SHORT PROBLEM:
Write out every line of the material as it stands, apart from the pictures.

● ● ●

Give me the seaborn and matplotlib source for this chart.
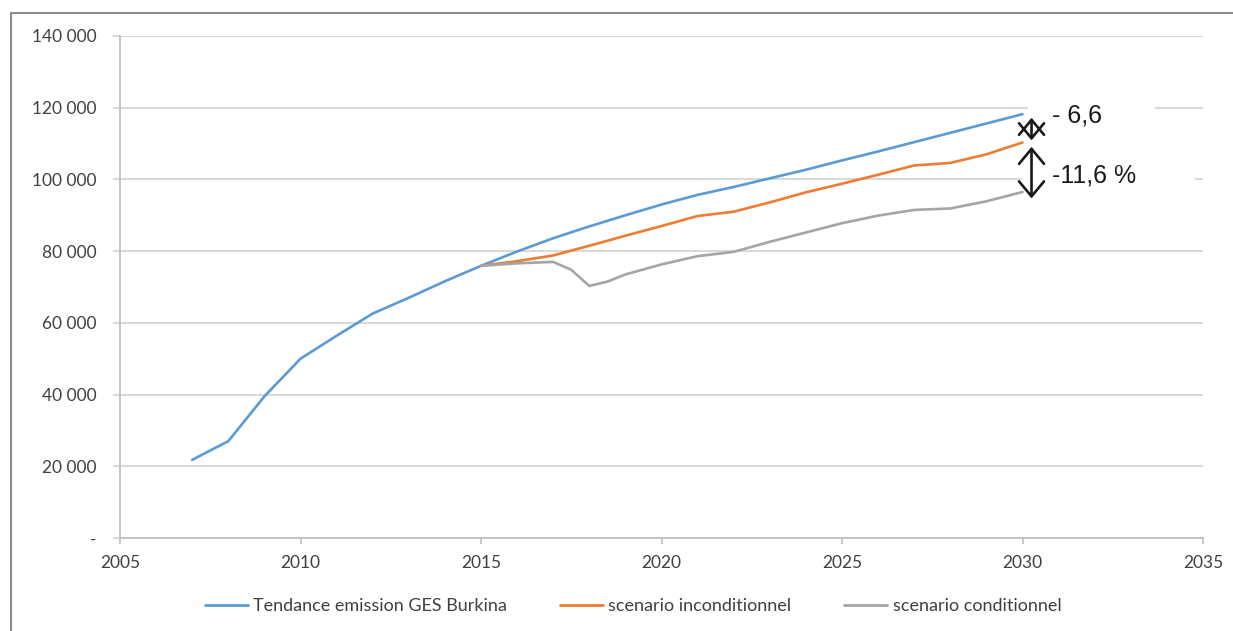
import matplotlib
matplotlib.use("Agg")
import matplotlib.pyplot as plt
import matplotlib.ticker as mticker
from matplotlib.patches import Rectangle
from matplotlib.lines import Line2D
import pandas as pd
import seaborn as sns

# données (Gg CO2 eq)
years_base = list(range(2007, 2031))
tendance = [21800, 27000, 39500, 50000, 56400, 62600, 67000, 71600, 75900,
            79900, 83600, 86900, 90000, 93000, 95700, 97900, 100300,
            102700, 105300, 107800, 110400, 113000, 115600, 118200]

years_scen = list(range(2015, 2031))
inconditionnel = [75900, 77200, 78800, 81500, 84300, 87000, 89800, 91000,
                  93600, 96400, 98800, 101300, 103900, 104600, 107000, 110300]

years_cond = [2015, 2016, 2017, 2017.5, 2018, 2018.5, 2019, 2020, 2021, 2022,
              2023, 2024, 2025, 2026, 2027, 2028, 2029, 2030]
conditionnel = [75900, 76600, 77000, 74800, 70300, 71500, 73500, 76300, 78600,
                79800, 82600, 85200, 87800, 89900, 91500, 91900, 93900, 96500]

labels = ["Tendance emission GES Burkina", "scenario inconditionnel",
          "scenario conditionnel"]
colors = ["#5B9BD5", "#ED7D31", "#A5A5A5"]

df = pd.concat([
    pd.DataFrame({"annee": years_base, "valeur": tendance, "serie": labels[0]}),
    pd.DataFrame({"annee": years_scen, "valeur": inconditionnel, "serie": labels[1]}),
    pd.DataFrame({"annee": years_cond, "valeur": conditionnel, "serie": labels[2]}),
])

sns.set_theme(style="white")
plt.rcParams["font.family"] = ["Lato", "DejaVu Sans"]

fig = plt.figure(figsize=(12.33, 6.31), dpi=100)
ax = fig.add_axes([120 / 1233, 1 - 538 / 631, 1083 / 1233, 502 / 631])

sns.lineplot(data=df, x="annee", y="valeur", hue="serie", hue_order=labels,
             palette=colors, linewidth=1.9, ax=ax, legend=False, zorder=3)

ax.set_xlim(2005, 2035)
ax.set_ylim(0, 140000)
ax.xaxis.set_major_locator(mticker.MultipleLocator(5))
ax.yaxis.set_major_locator(mticker.MultipleLocator(20000))
ax.yaxis.set_major_formatter(mticker.FuncFormatter(
    lambda v, p: "-" if v == 0 else f"{int(v):,}".replace(",", " ")))
ax.set_xlabel("")
ax.set_ylabel("")

ax.grid(axis="y", color="#d9d9d9", linewidth=1.5, zorder=0)
ax.set_axisbelow(True)
for s in ["top", "right"]:
    ax.spines[s].set_visible(False)
for s in ["left", "bottom"]:
    ax.spines[s].set_color("#c0c0c0")
    ax.spines[s].set_linewidth(1.3)
ax.tick_params(axis="y", which="major", left=True, length=5, width=1.5,
               color="#d9d9d9", pad=12, labelsize=12.5, labelcolor="#404040")
ax.tick_params(axis="x", which="major", bottom=True, length=4, width=1.2,
               color="#c0c0c0", pad=8, labelsize=12.5, labelcolor="#404040")

# zones blanches derrière les annotations
ax.add_patch(Rectangle((0.838, 0.79), 0.118, 0.09, transform=ax.transAxes,
                       facecolor="white", edgecolor="none", zorder=1))
ax.add_patch(Rectangle((0.833, 0.67), 0.16, 0.10, transform=ax.transAxes,
                       facecolor="white", edgecolor="none", zorder=1))

# doubles flèches d'écart
arrow = dict(arrowstyle="<->,head_length=0.9,head_width=0.75",
             color="#1a1a1a", lw=1.9, shrinkA=0, shrinkB=0)
ax.annotate("", xy=(2030.25, tendance[-1] - 1000),
            xytext=(2030.25, inconditionnel[-1] + 600),
            arrowprops=arrow, zorder=4)
ax.annotate("", xy=(2030.25, inconditionnel[-1] - 1200),
            xytext=(2030.25, conditionnel[-1] - 1800),
            arrowprops=arrow, zorder=4)
ax.text(0.861, 0.842, "- 6,6", transform=ax.transAxes, fontsize=18,
        family=["Liberation Sans", "DejaVu Sans"], color="#1a1a1a",
        va="center", ha="left", zorder=5)
ax.text(0.861, 0.722, "-11,6 %", transform=ax.transAxes, fontsize=18,
        family=["Liberation Sans", "DejaVu Sans"], color="#1a1a1a",
        va="center", ha="left", zorder=5)

handles = [Line2D([], [], color=c, linewidth=2) for c in colors]
fig.legend(handles, labels, loc="center", bbox_to_anchor=(633 / 1233, 1 - 606 / 631),
           ncol=3, frameon=False, fontsize=13, handlelength=2.4,
           handletextpad=0.3, columnspacing=2.9, labelcolor="#404040")

# cadre extérieur (haut et gauche)
fig.add_artist(Line2D([11 / 1233, 1], [1 - 13 / 631, 1 - 13 / 631],
                      transform=fig.transFigure, color="#8c8c8c", linewidth=1.5))
fig.add_artist(Line2D([11 / 1233, 11 / 1233], [0, 1 - 13 / 631],
                      transform=fig.transFigure, color="#8c8c8c", linewidth=1.5))

fig.savefig("out.png", dpi=100)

● ● ●

RIGHT ANSWER:
Give me the seaborn and matplotlib source for this chart.
import matplotlib
matplotlib.use("Agg")
import matplotlib.pyplot as plt
import matplotlib.ticker as mticker
from matplotlib.patches import Rectangle
from matplotlib.lines import Line2D
import pandas as pd
import seaborn as sns

# données (Gg CO2 eq)
years_base = list(range(2007, 2031))
tendance = [21800, 27000, 39500, 50000, 56400, 62600, 67000, 71600, 75900,
            79900, 83600, 86900, 90000, 93000, 95700, 97900, 100300,
            102700, 105300, 107800, 110400, 113000, 115600, 118200]

years_scen = list(range(2015, 2031))
inconditionnel = [75900, 77200, 78800, 81500, 84300, 87000, 89800, 91000,
                  93600, 96400, 98800, 101300, 103900, 104600, 107000, 110300]

years_cond = [2015, 2016, 2017, 2017.5, 2018, 2018.5, 2019, 2020, 2021, 2022,
              2023, 2024, 2025, 2026, 2027, 2028, 2029, 2030]
conditionnel = [75900, 76600, 77000, 74800, 70300, 71500, 73500, 76300, 78600,
                79800, 82600, 85200, 87800, 89900, 91500, 91900, 93900, 96500]

labels = ["Tendance emission GES Burkina", "scenario inconditionnel",
          "scenario conditionnel"]
colors = ["#5B9BD5", "#ED7D31", "#A5A5A5"]

df = pd.concat([
    pd.DataFrame({"annee": years_base, "valeur": tendance, "serie": labels[0]}),
    pd.DataFrame({"annee": years_scen, "valeur": inconditionnel, "serie": labels[1]}),
    pd.DataFrame({"annee": years_cond, "valeur": conditionnel, "serie": labels[2]}),
])

sns.set_theme(style="white")
plt.rcParams["font.family"] = ["Lato", "DejaVu Sans"]

fig = plt.figure(figsize=(12.33, 6.31), dpi=100)
ax = fig.add_axes([120 / 1233, 1 - 538 / 631, 1083 / 1233, 502 / 631])

sns.lineplot(data=df, x="annee", y="valeur", hue="serie", hue_order=labels,
             palette=colors, linewidth=1.9, ax=ax, legend=False, zorder=3)

ax.set_xlim(2005, 2035)
ax.set_ylim(0, 140000)
ax.xaxis.set_major_locator(mticker.MultipleLocator(5))
ax.yaxis.set_major_locator(mticker.MultipleLocator(20000))
ax.yaxis.set_major_formatter(mticker.FuncFormatter(
    lambda v, p: "-" if v == 0 else f"{int(v):,}".replace(",", " ")))
ax.set_xlabel("")
ax.set_ylabel("")

ax.grid(axis="y", color="#d9d9d9", linewidth=1.5, zorder=0)
ax.set_axisbelow(True)
for s in ["top", "right"]:
    ax.spines[s].set_visible(False)
for s in ["left", "bottom"]:
    ax.spines[s].set_color("#c0c0c0")
    ax.spines[s].set_linewidth(1.3)
ax.tick_params(axis="y", which="major", left=True, length=5, width=1.5,
               color="#d9d9d9", pad=12, labelsize=12.5, labelcolor="#404040")
ax.tick_params(axis="x", which="major", bottom=True, length=4, width=1.2,
               color="#c0c0c0", pad=8, labelsize=12.5, labelcolor="#404040")

# zones blanches derrière les annotations
ax.add_patch(Rectangle((0.838, 0.79), 0.118, 0.09, transform=ax.transAxes,
                       facecolor="white", edgecolor="none", zorder=1))
ax.add_patch(Rectangle((0.833, 0.67), 0.16, 0.10, transform=ax.transAxes,
                       facecolor="white", edgecolor="none", zorder=1))

# doubles flèches d'écart
arrow = dict(arrowstyle="<->,head_length=0.9,head_width=0.75",
             color="#1a1a1a", lw=1.9, shrinkA=0, shrinkB=0)
ax.annotate("", xy=(2030.25, tendance[-1] - 1000),
            xytext=(2030.25, inconditionnel[-1] + 600),
            arrowprops=arrow, zorder=4)
ax.annotate("", xy=(2030.25, inconditionnel[-1] - 1200),
            xytext=(2030.25, conditionnel[-1] - 1800),
            arrowprops=arrow, zorder=4)
ax.text(0.861, 0.842, "- 6,6", transform=ax.transAxes, fontsize=18,
        family=["Liberation Sans", "DejaVu Sans"], color="#1a1a1a",
        va="center", ha="left", zorder=5)
ax.text(0.861, 0.722, "-11,6 %", transform=ax.transAxes, fontsize=18,
        family=["Liberation Sans", "DejaVu Sans"], color="#1a1a1a",
        va="center", ha="left", zorder=5)

handles = [Line2D([], [], color=c, linewidth=2) for c in colors]
fig.legend(handles, labels, loc="center", bbox_to_anchor=(633 / 1233, 1 - 606 / 631),
           ncol=3, frameon=False, fontsize=13, handlelength=2.4,
           handletextpad=0.3, columnspacing=2.9, labelcolor="#404040")

# cadre extérieur (haut et gauche)
fig.add_artist(Line2D([11 / 1233, 1], [1 - 13 / 631, 1 - 13 / 631],
                      transform=fig.transFigure, color="#8c8c8c", linewidth=1.5))
fig.add_artist(Line2D([11 / 1233, 11 / 1233], [0, 1 - 13 / 631],
                      transform=fig.transFigure, color="#8c8c8c", linewidth=1.5))

fig.savefig("out.png", dpi=100)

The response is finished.